Churchill plotted from Western Front trenches to oust First World War PM Herbert Asquith

Churchill's plot succeeded and paved the way for him to return to government
Churchill's plot succeeded and paved the way for him to return to government - Bettmann/Bettmann

Winston Churchill plotted from the trenches on the Western Front to oust Herbert Asquith, the First World War prime minister, from power, unpublished letters show.

The future British premier served as an Army officer in 1916 when he was frozen out of government following the fiasco of the Gallipoli campaign he had spearheaded.

However, he conspired in politics, sending a series of letters to a prominent minister urging the removal and replacement at the head of government of Herbert Asquith.

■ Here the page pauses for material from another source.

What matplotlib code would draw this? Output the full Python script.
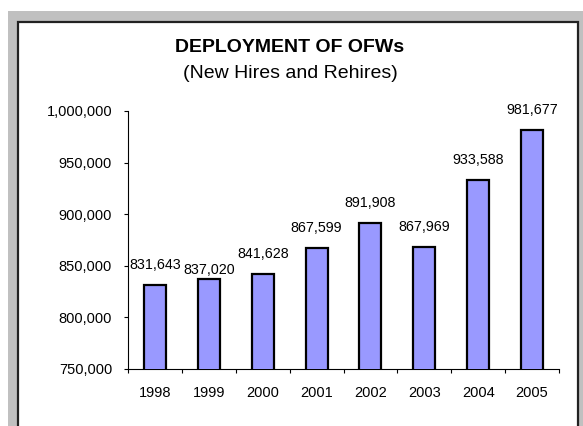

His intrigues worked and the eventual toppling of Asquith paved the way for the premiership of David Lloyd George, and Churchill’s own return to government.

The unpublished correspondence from Britain’s wartime leader to Sir Edward Carson, the Irish unionist minister and power-broker, is to be sold for an estimated £60,000.

In a letter sent in 1916, Churchill complains of the “ill-starred coalition” governing the country and managing the war, adding:  “Shall we ever make a comprehensive plan? Asquith’s failure is not lack of decision, but lack of design.

“On that all turns, and the helplessness of gallant effort at the front is pathetic.”

Win war at ‘any expense’

He insisted, foreshadowing his own determination in the Second World War, that Britain needed a government ready to win the war at “any expense”, and urged the removal of Asquith.

In one letter, he writes: “Any arrangement [that] succeeded the Asquith regime must be between you & Lloyd George. I trust you will keep in touch with me.”

Churchill had recently resigned from his position as First Lord of the Admiralty following the failure of the Gallipoli campaign, and sought to atone by joining the ranks on the Western Front.

He was given command of a battalion of the 6th Royal Scots Fusiliers and often ventured into no man’s land wearing his preferred French-issue helmet.

It was while in France that he corresponded with Sir Edward, whose Unionists were the effective opposition to Liberal Asquith’s wartime coalition.

His efforts at the end of 1916, the year in which he wrote to Churchill, helped topple Asquith and bring about the leadership of Lloyd George, who promptly brought him and Churchill back into government.

Churchill book fetched £600,000

The First World War letters of Churchill are being sold by Peter Harrington Rare Books in New York, in a rare sale of Churchillain treasures, which has already seen proofs of the Churchill’s literary work The Second World War sell for £600,000.

Along with largely unpublished letters, the writing desk Churchill used to pen his historically significant memoir of the Second World War, and his Nobel Prize winning History of the English-Speaking Peoples, is being offered for sale.

Experts have noted what they believe to be cigar burns on the desk’s leather surface.

The desk was installed at his home at Hyde Park Gate, and was kept in a converted downstairs office Churchill used as a bedroom, and in which he died in 1965.